● Data section:
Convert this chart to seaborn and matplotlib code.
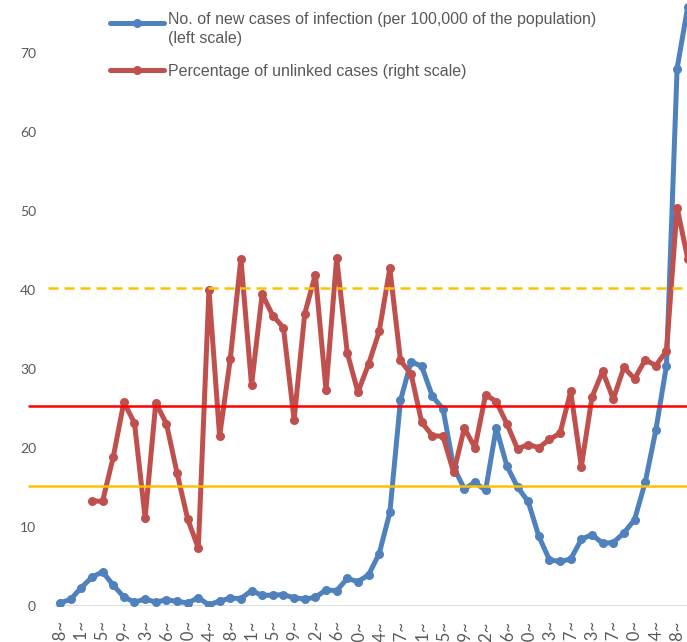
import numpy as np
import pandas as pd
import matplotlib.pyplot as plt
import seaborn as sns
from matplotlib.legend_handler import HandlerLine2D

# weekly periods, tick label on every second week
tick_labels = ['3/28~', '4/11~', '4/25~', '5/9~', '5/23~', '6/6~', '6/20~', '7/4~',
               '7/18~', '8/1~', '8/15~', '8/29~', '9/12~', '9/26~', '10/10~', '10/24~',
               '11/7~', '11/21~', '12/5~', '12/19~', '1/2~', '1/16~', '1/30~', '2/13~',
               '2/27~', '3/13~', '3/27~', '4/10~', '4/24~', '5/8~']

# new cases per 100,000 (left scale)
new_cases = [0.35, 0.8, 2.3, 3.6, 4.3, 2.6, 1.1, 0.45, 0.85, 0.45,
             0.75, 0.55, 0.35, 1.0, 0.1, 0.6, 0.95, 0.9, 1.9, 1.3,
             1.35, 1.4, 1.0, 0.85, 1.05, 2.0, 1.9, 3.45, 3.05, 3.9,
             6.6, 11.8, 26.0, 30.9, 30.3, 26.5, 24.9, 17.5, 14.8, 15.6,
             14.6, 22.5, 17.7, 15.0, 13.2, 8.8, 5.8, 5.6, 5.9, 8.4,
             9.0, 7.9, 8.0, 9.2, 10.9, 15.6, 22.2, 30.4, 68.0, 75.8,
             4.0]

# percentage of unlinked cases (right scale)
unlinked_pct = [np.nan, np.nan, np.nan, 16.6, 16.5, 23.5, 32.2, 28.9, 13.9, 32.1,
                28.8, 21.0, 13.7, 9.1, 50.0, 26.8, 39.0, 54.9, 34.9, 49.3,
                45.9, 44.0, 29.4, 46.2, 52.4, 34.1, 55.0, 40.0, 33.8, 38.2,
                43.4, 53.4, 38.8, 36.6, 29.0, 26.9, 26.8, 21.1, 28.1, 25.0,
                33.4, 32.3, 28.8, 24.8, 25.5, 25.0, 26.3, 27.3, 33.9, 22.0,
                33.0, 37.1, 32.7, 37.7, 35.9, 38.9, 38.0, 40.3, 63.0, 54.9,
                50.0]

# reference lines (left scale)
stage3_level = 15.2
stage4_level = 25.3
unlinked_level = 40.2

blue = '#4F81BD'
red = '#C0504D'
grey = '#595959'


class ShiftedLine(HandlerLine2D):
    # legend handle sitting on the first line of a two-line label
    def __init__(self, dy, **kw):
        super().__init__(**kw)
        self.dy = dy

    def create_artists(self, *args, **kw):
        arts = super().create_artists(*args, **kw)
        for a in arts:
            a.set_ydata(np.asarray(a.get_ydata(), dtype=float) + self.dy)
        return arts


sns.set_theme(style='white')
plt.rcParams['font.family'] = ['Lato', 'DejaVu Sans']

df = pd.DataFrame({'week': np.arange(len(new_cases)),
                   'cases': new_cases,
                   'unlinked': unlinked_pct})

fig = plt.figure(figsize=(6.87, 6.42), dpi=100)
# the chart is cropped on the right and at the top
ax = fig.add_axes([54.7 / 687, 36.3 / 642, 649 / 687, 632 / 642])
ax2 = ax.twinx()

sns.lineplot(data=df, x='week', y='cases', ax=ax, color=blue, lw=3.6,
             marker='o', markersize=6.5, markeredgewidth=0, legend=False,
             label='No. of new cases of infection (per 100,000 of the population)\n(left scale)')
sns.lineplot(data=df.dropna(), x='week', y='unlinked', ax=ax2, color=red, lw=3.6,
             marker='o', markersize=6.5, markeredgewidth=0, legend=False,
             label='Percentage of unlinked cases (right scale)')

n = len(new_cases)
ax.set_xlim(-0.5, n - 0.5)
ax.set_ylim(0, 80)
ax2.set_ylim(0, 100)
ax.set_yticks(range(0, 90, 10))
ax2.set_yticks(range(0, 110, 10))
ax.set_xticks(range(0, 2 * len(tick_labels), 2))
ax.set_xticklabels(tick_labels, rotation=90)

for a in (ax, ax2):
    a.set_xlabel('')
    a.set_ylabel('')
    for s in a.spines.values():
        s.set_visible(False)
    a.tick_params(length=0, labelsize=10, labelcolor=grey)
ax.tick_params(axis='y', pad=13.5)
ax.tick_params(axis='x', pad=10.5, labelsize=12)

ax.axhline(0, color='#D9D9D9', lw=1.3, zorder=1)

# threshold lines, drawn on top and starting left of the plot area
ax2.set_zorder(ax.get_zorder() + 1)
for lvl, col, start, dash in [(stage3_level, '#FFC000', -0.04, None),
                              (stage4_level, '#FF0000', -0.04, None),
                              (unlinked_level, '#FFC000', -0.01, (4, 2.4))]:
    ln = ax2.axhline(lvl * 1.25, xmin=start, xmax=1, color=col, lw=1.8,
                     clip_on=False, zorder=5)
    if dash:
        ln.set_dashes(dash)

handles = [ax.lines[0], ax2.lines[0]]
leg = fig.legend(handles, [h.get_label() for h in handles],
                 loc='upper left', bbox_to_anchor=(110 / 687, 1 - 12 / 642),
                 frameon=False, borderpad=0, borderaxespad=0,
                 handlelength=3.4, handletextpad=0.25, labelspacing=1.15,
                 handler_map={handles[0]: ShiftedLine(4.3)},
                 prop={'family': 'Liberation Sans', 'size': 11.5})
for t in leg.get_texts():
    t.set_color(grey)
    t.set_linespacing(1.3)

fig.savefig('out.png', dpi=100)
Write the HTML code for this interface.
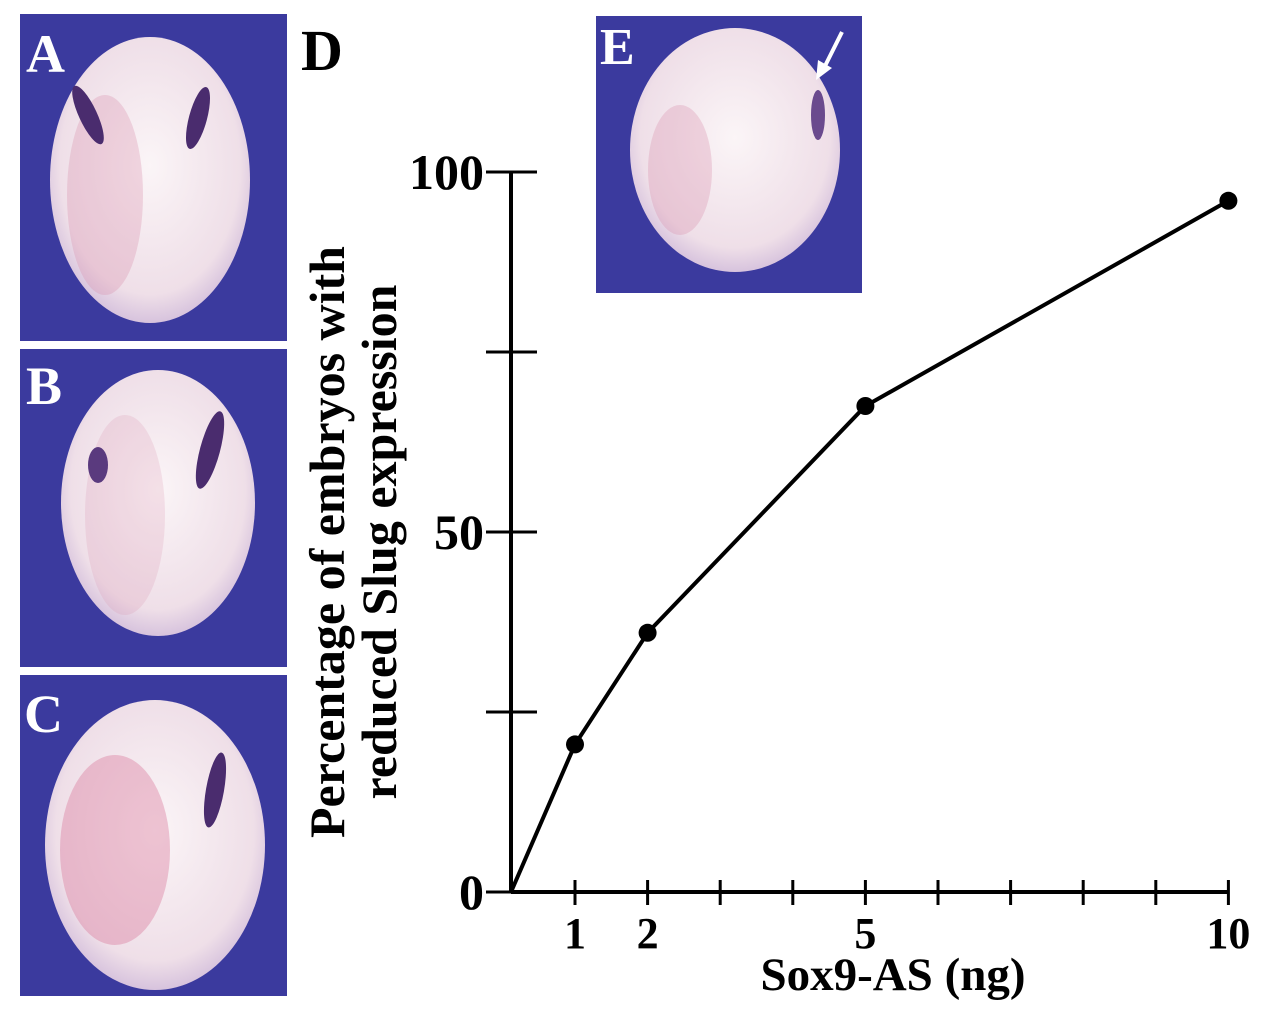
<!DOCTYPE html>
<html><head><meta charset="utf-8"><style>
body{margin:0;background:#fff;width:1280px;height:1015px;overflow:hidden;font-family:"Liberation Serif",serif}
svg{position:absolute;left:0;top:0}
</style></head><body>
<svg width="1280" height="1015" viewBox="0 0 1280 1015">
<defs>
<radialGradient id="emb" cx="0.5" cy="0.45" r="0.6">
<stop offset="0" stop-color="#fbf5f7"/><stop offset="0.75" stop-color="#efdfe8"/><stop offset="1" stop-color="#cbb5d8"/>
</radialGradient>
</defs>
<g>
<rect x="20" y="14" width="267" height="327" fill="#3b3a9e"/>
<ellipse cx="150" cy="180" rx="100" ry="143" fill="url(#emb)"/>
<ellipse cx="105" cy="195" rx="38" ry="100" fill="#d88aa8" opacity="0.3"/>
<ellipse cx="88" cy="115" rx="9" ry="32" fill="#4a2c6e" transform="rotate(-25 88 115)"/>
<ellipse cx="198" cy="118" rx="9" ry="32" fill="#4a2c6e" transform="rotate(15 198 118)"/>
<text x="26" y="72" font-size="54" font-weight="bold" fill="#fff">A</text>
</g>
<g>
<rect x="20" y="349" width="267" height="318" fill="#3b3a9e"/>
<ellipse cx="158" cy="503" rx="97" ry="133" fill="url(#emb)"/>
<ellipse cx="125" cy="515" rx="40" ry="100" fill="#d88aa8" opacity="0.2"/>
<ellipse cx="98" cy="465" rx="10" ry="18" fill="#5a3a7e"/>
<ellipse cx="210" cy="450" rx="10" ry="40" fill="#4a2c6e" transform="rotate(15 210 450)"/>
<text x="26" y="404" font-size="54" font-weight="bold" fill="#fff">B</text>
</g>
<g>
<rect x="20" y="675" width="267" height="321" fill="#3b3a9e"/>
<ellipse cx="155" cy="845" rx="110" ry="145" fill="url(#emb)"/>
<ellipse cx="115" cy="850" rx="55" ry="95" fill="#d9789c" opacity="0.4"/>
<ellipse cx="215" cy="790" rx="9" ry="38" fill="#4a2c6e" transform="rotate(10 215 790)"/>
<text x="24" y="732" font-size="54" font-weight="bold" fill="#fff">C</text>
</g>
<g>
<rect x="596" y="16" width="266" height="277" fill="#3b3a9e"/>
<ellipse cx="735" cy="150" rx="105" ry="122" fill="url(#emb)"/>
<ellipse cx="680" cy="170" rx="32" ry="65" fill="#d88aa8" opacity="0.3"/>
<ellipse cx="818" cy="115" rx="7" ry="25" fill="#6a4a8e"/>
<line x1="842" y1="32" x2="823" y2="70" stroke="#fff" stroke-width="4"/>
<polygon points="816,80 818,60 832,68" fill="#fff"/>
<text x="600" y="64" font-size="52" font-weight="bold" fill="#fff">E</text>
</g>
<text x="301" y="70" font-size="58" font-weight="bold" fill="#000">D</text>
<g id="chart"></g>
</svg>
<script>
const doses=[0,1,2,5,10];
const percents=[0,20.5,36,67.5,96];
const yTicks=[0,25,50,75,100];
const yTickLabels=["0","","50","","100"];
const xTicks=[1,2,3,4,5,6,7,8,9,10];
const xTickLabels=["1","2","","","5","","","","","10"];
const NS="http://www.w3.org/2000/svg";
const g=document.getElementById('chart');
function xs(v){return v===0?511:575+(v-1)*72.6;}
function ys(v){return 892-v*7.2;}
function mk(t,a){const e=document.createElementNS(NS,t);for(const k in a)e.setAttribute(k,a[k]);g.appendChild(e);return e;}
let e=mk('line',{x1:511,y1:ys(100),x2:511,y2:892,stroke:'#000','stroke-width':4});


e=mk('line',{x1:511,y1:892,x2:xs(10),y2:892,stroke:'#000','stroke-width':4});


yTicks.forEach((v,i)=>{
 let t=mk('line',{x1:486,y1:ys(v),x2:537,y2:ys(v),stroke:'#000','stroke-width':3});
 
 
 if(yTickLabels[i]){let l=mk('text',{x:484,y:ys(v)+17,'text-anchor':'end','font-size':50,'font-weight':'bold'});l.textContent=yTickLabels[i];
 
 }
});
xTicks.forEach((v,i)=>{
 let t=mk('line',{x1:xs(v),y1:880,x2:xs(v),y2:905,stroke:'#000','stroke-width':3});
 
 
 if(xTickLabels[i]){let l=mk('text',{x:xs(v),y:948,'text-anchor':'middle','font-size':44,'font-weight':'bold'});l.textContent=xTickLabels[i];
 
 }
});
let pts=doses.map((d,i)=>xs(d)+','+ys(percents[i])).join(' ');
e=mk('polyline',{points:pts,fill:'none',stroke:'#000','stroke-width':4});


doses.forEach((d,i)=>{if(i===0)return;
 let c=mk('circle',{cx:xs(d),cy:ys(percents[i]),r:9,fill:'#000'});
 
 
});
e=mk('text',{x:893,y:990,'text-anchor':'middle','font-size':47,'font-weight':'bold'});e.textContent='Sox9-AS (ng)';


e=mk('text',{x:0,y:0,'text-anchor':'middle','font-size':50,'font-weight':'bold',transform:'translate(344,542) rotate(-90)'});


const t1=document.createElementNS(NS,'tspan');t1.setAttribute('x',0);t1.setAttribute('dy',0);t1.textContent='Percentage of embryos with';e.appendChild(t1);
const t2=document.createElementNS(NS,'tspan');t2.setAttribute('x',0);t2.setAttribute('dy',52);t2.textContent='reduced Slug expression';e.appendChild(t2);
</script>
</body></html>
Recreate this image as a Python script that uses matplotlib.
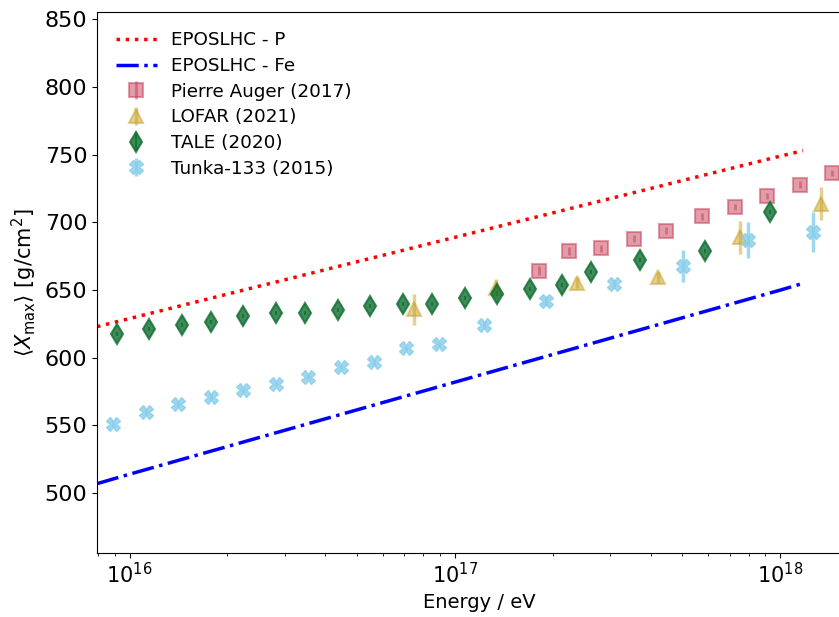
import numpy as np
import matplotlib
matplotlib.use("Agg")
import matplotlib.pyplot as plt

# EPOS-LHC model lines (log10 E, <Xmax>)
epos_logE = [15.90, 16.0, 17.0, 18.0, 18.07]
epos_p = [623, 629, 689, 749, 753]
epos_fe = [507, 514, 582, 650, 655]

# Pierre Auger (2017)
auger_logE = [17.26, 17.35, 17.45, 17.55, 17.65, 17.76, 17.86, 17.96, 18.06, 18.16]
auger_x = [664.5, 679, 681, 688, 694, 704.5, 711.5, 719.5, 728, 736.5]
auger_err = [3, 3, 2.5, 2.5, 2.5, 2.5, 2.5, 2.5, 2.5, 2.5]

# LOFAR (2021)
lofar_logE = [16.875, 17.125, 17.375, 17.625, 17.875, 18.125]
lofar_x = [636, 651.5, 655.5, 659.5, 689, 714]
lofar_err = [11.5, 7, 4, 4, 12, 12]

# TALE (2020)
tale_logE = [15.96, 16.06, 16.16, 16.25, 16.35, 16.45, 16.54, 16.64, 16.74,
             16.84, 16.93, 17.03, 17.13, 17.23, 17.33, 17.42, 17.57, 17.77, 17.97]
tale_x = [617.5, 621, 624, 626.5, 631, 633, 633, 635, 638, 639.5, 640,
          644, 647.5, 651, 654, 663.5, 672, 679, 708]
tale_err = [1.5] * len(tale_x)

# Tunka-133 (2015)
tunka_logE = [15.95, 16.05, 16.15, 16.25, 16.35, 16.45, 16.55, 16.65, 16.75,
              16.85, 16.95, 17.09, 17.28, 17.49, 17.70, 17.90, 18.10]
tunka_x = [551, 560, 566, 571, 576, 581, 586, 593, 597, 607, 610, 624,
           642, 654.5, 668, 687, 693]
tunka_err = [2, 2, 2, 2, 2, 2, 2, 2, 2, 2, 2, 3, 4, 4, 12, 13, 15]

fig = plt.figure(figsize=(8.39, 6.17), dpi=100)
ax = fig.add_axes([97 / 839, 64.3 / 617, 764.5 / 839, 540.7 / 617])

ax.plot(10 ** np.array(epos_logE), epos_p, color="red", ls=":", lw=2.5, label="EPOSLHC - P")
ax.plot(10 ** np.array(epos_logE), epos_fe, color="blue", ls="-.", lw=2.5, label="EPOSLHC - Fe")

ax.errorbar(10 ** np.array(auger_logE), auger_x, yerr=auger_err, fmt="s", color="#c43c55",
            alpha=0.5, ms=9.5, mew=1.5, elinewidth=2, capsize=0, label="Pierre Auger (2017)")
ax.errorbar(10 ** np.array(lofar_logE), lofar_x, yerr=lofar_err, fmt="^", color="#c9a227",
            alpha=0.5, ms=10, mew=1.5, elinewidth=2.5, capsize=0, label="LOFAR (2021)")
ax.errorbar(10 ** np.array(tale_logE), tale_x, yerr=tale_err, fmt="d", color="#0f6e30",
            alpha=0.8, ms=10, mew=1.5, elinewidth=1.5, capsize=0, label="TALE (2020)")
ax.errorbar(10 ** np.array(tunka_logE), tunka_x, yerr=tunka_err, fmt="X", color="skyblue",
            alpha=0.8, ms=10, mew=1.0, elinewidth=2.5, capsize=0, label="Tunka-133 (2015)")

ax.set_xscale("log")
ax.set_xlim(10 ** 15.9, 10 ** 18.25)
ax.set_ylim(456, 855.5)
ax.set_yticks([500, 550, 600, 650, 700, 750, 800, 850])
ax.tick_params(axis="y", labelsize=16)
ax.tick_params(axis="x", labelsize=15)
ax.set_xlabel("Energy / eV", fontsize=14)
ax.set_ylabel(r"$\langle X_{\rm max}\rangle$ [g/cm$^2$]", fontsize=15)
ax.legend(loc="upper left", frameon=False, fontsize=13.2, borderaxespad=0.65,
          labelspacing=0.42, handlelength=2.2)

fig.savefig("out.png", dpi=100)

● Written request: Leave out every picture, then retype exactly the lines from the one containing "Recreate this image" through the one containing "lofar_err = [11.5, 7, 4, 4, 12, 12]".

● Task result:
Recreate this image as a Python script that uses matplotlib.
import numpy as np
import matplotlib
matplotlib.use("Agg")
import matplotlib.pyplot as plt

# EPOS-LHC model lines (log10 E, <Xmax>)
epos_logE = [15.90, 16.0, 17.0, 18.0, 18.07]
epos_p = [623, 629, 689, 749, 753]
epos_fe = [507, 514, 582, 650, 655]

# Pierre Auger (2017)
auger_logE = [17.26, 17.35, 17.45, 17.55, 17.65, 17.76, 17.86, 17.96, 18.06, 18.16]
auger_x = [664.5, 679, 681, 688, 694, 704.5, 711.5, 719.5, 728, 736.5]
auger_err = [3, 3, 2.5, 2.5, 2.5, 2.5, 2.5, 2.5, 2.5, 2.5]

# LOFAR (2021)
lofar_logE = [16.875, 17.125, 17.375, 17.625, 17.875, 18.125]
lofar_x = [636, 651.5, 655.5, 659.5, 689, 714]
lofar_err = [11.5, 7, 4, 4, 12, 12]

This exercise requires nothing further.